A precision of language is a crucial element to Galton and Simpson’s understanding of character, with Tony Hancock regularly declaiming misunderstood phrases with the grandiloquence of a sub-par Donald Wolfit. By the early 1960s, Steptoe & Son captured the painfully stilted use of sales copy in everyday life, with Harold’s dialogue often on a par with Joe Orton’s ‘Edna Welthorpe’ praising a pie filling – “Choc-full of rich fruit”. In 65 Today (1963) Harold attempts to combine a birthday celebration for his father with a realisation of colour supplement-style temptations of affluence with a night in the West End. After all, this what ‘successful people’ do, according to the glossy images – so why does the ‘miserable git’ not respond in the appropriate manner?

Thus, it was perhaps safer to remain at home, for the writers innately understood the routines of institutionalisation. In the 1958 radio Half Hour, the inmates of 23 Railway Cuttings know that time appears to have halted – “You watch, it’ll go dark in a minute, we’ll have to switch the lights on. I think I’ll go to bed.” They realise that next weekend they must make more determined efforts to leave the front parlour – but they never will. Every Steptoe & Son is overshadowed by the conclusion of the 1962 pilot episode The Offer, which concludes with Harold sobbing “I can’t go. I can’t get away.” His refuge is his prison, and now he is trapped into mutual dependency with his father.
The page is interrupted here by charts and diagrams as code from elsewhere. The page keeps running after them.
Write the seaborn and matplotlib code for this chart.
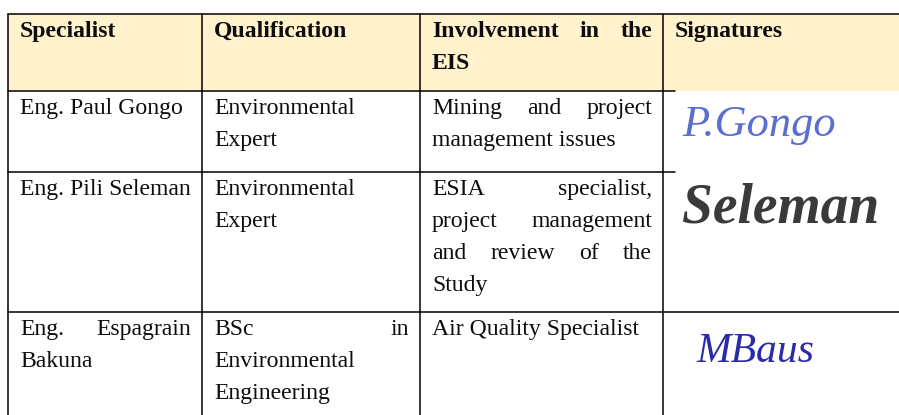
import matplotlib
matplotlib.use("Agg")
import matplotlib.pyplot as plt
from matplotlib.patches import Rectangle
import seaborn as sns

# ---- table content (lines as wrapped in the reference) ----
headers = [["Specialist"], ["Qualification"], ["Involvement in the", "EIS"], ["Signatures"]]
specialists = [["Eng. Paul Gongo"], ["Eng. Pili Seleman"], ["Eng. Espagrain", "Bakuna"]]
qualifications = [["Environmental", "Expert"], ["Environmental", "Expert"],
                  ["BSc in", "Environmental", "Engineering"]]
involvement = [["Mining and project", "management issues"],
               ["ESIA specialist,", "project management", "and review of the", "Study"],
               ["Air Quality Specialist"]]
signatures = ["P.Gongo", "Seleman", "MBaus"]
signature_colors = ["#5a6fd0", "#3a3a3a", "#2b2ba8"]

# ---- layout ----
col_edges = [8, 202, 420, 663, 899]
row_edges = [14, 91, 172, 312, 415]
pad_l, pad_r = 12, 11
line_h = 32
first_base = 23

sns.set_theme(style="white")
plt.rcParams["font.family"] = ["Liberation Serif", "DejaVu Serif"]

fig = plt.figure(figsize=(8.99, 4.15), dpi=100)
ax = fig.add_axes([0, 0, 1, 1])
ax.set_xlim(0, 899)
ax.set_ylim(415, 0)
ax.axis("off")
renderer = fig.canvas.get_renderer()

FS = 17.1
TXT = "#0d0d0d"

# header background
ax.add_patch(Rectangle((col_edges[0], row_edges[0]), col_edges[-1] - col_edges[0],
                       row_edges[1] - row_edges[0], facecolor="#FFF2CC", edgecolor="none", zorder=0))


def draw_cell(lines, ci, ri, bold=False):
    x0 = col_edges[ci] + pad_l
    x1 = col_edges[ci + 1] - pad_r
    top = row_edges[ri]
    weight = "bold" if bold else "normal"
    for li, line in enumerate(lines):
        y = top + first_base + li * line_h
        words = line.split()
        justify = (li < len(lines) - 1) and len(words) > 1
        if not justify:
            ax.text(x0, y, line, fontsize=FS, fontweight=weight, color=TXT,
                    ha="left", va="baseline")
            continue
        texts = [ax.text(0, y, w, fontsize=FS, fontweight=weight, color=TXT,
                         ha="left", va="baseline") for w in words]
        widths = [t.get_window_extent(renderer).width for t in texts]
        gap = ((x1 - x0) - sum(widths)) / (len(words) - 1)
        x = x0
        for t, wdt in zip(texts, widths):
            t.set_x(x)
            x += wdt + gap


for ci, h in enumerate(headers):
    draw_cell(h, ci, 0, bold=True)
for ri in range(3):
    draw_cell(specialists[ri], 0, ri + 1)
    draw_cell(qualifications[ri], 1, ri + 1)
    draw_cell(involvement[ri], 2, ri + 1)

# signatures (rendered as handwritten-style italic text)
sig_pos = [(682, 136, 32), (682, 222, 40), (696, 362, 30)]
for s, c, (x, y, fs) in zip(signatures, signature_colors, sig_pos):
    ax.text(x, y, s, fontsize=fs, fontstyle="italic", color=c, ha="left", va="baseline",
            family=["Liberation Serif"], fontweight="bold" if c == "#3a3a3a" else "normal")

# grid lines
lw = 1.1
ax.plot([col_edges[0], col_edges[-1]], [row_edges[0]] * 2, color="black", lw=lw)
ax.plot([col_edges[0], 675], [row_edges[1]] * 2, color="black", lw=lw)
ax.plot([col_edges[0], 675], [row_edges[2]] * 2, color="black", lw=lw)
ax.plot([col_edges[0], col_edges[-1]], [row_edges[3]] * 2, color="black", lw=lw)
for x in col_edges[:-1]:
    ax.plot([x, x], [row_edges[0], row_edges[-1]], color="black", lw=lw)

fig.savefig("out.png", dpi=100)
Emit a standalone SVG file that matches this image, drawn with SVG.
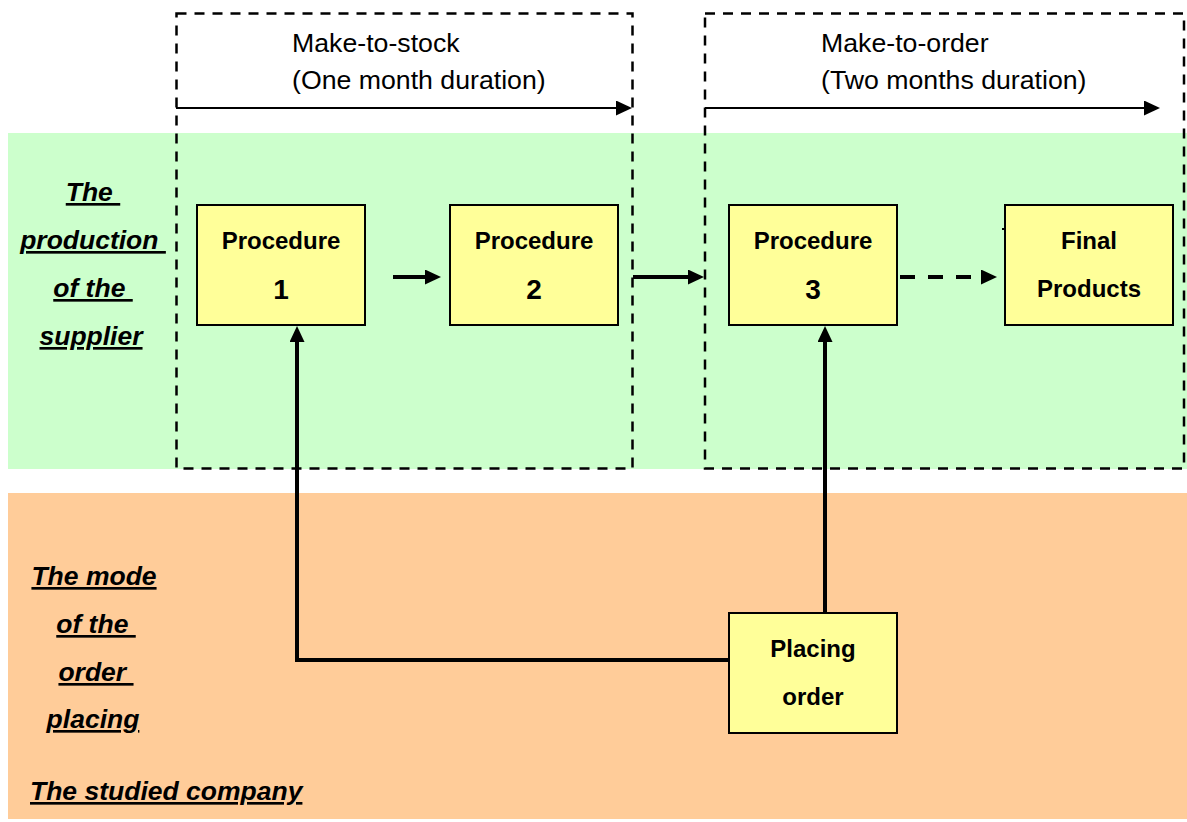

Alan Simpson retired from scriptwriting in 1978 and Galton went on to collaborate with Johnny Speight and John Antrobus. ‘Galton & Simpson’ also worked with Frankie Howerd and Les Dawson, but their principal legacies are Hancock’s Half Hour and Steptoe & Son, the programmes that virtually defined the British situation comedy. And, for the perfect encapsulation of wariness towards post-war change, look no further than Tony Hancock in The Rebel (1961), demanding coffee – with no froth.